Crip Kinship explores the art activism of Sins Invalid, a San Francisco Bay Area-based performance project, and its radical imaginings of what disabled, queer, trans, and gender-nonconforming bodyminds of colour can do: how they can rewrite oppression, and how they can gift us with transformational lessons for our collective survival.
Grounded in the disability justice framework, Crip Kinship investigates the revolutionary survival teachings that disabled, queer of colour community offers to all our bodyminds. From their focus on crip beauty and sexuality to manifesting digital kinship networks and crip-centric liberated zones, Sins Invalid empowers and moves us toward generating our collective liberation from our bodyminds outward.

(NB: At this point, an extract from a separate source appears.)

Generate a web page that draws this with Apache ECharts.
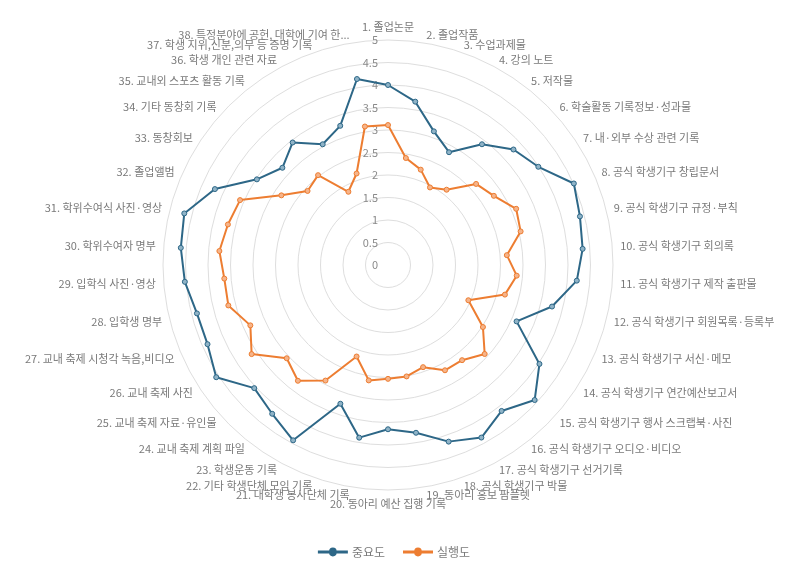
<!DOCTYPE html>
<html>
<head>
<meta charset="utf-8">
<script src="https://cdn.jsdelivr.net/npm/echarts@6/dist/echarts.min.js"></script>
<style>
html,body{margin:0;padding:0;background:#fff;}
#chart{width:788px;height:566px;}
</style>
</head>
<body>
<div id="chart"></div>
<script>
const categories = [
  "1. 졸업논문","2. 졸업작품","3. 수업과제물","4. 강의 노트","5. 저작물",
  "6. 학술활동 기록정보·성과물","7. 내·외부 수상 관련 기록","8. 공식 학생기구 창립문서",
  "9. 공식 학생기구 규정·부칙","10. 공식 학생기구 회의록","11. 공식 학생기구 제작 출판물",
  "12. 공식 학생기구 회원목록·등록부","13. 공식 학생기구 서신·메모","14. 공식 학생기구 연간예산보고서",
  "15. 공식 학생기구 행사 스크랩북·사진","16. 공식 학생기구 오디오·비디오","17. 공식 학생기구 선거기록",
  "18. 공식 학생기구 박물","19. 동아리 홍보 팜플렛","20. 동아리 예산 집행 기록",
  "21. 대학생 봉사단체 기록","22. 기타 학생단체 모임 기록","23. 학생운동 기록",
  "24. 교내 축제 계획 파일","25. 교내 축제 자료·유인물","26. 교내 축제 사진",
  "27. 교내 축제 시청각 녹음,비디오","28. 입학생 명부","29. 입학식 사진·영상",
  "30. 학위수여자 명부","31. 학위수여식 사진·영상","32. 졸업앨범","33. 동창회보",
  "34. 기타 동창회 기록","35. 교내외 스포츠 활동 기록","36. 학생 개인 관련 자료",
  "37. 학생 지위,신분,의무 등 증명 기록","38. 특정분야에 공헌, 대학에 기여 한..."
];
const importance = [4.00,3.68,3.14,2.85,3.40,3.79,3.99,4.51,4.40,4.34,4.21,3.76,3.12,4.02,4.43,4.11,4.36,4.15,3.78,3.65,3.89,3.26,4.43,4.19,4.04,4.56,4.38,4.38,4.53,4.62,4.67,4.20,3.48,3.19,3.45,3.05,3.27,4.19];
const performance = [3.11,2.41,2.24,1.96,2.12,2.66,2.81,3.11,3.04,2.65,2.87,2.68,1.95,2.52,2.92,2.68,2.66,2.40,2.51,2.53,2.60,2.15,2.92,3.26,3.06,3.62,3.34,3.66,3.65,3.76,3.67,3.59,2.83,2.43,2.53,1.85,2.15,3.12];
const seriesNames = ["중요도","실행도"];
const axisMax = 5;
const axisStep = 0.5;

// ECharts radar runs counter-clockwise; reorder so categories run clockwise from the top
const order = [0].concat(categories.map((_, i) => categories.length - 1 - i).slice(0, categories.length - 1));
const cw = arr => order.map(i => arr[i]);

const FONT = '"Noto Sans CJK KR","Noto Sans",sans-serif';
const blue = '#2D6787';
const orange = '#ED7D31';
const textColor = '#7a7a7a';
const legendIcon = 'path://M0,4.4h11.2a2.8,2.8 0 0 1 5.6,0h11.2v1.2h-11.2a2.8,2.8 0 0 1 -5.6,0h-11.2z';

const chart = echarts.init(document.getElementById('chart'));
chart.setOption({
  backgroundColor:'#fff',
  textStyle:{fontFamily:FONT},
  legend:{
    bottom:3, left:'center',
    itemWidth:28, itemHeight:10, itemGap:18,
    icon:legendIcon,
    textStyle:{color:textColor,fontSize:12,fontFamily:FONT},
    data:[{name:seriesNames[0],itemStyle:{color:blue}},{name:seriesNames[1],itemStyle:{color:orange}}]
  },
  radar:{
    center:[388,265],
    radius:225,
    startAngle:90,
    shape:'circle',
    splitNumber:axisMax/axisStep,
    nameGap:8,
    axisName:{color:textColor,fontSize:11,fontFamily:FONT},
    indicator:cw(categories).map(n=>({name:n,min:0,max:axisMax})),
    axisLine:{show:false},
    axisTick:{show:false},
    splitArea:{show:false},
    splitLine:{lineStyle:{color:'#dedede',width:1}}
  },
  polar:{center:[388,265],radius:225},
  angleAxis:{show:false,startAngle:90,min:0,max:360},
  radiusAxis:{
    min:0,max:axisMax,interval:axisStep,
    axisLine:{show:false},axisTick:{show:false},splitLine:{show:false},
    axisLabel:{color:'#8a8a8a',fontSize:11,fontFamily:FONT,margin:10}
  },
  series:[{
    type:'radar',
    symbol:'circle',symbolSize:5,
    data:[
      {name:seriesNames[0],value:cw(importance),
       lineStyle:{color:blue,width:2},
       itemStyle:{color:'#8fb3c7',borderColor:blue,borderWidth:1}},
      {name:seriesNames[1],value:cw(performance),
       lineStyle:{color:orange,width:2},
       itemStyle:{color:'#f6b48a',borderColor:orange,borderWidth:1}}
    ]
  }]
});
</script>
</body>
</html>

Includes a foreword by Patty Berne, co-founder, and executive and artistic director of Sins Invalid.
The author
Shayda Kafai is an Assistant Professor of Gender and Sexuality Studies at California State Polytechnic University, Pomona. As a queer, Mad, femme of colour, she commits to enacting the many ways we can reclaim our bodyminds from intersecting systems of oppression. She lives in Pomona, California with her wife, Amy.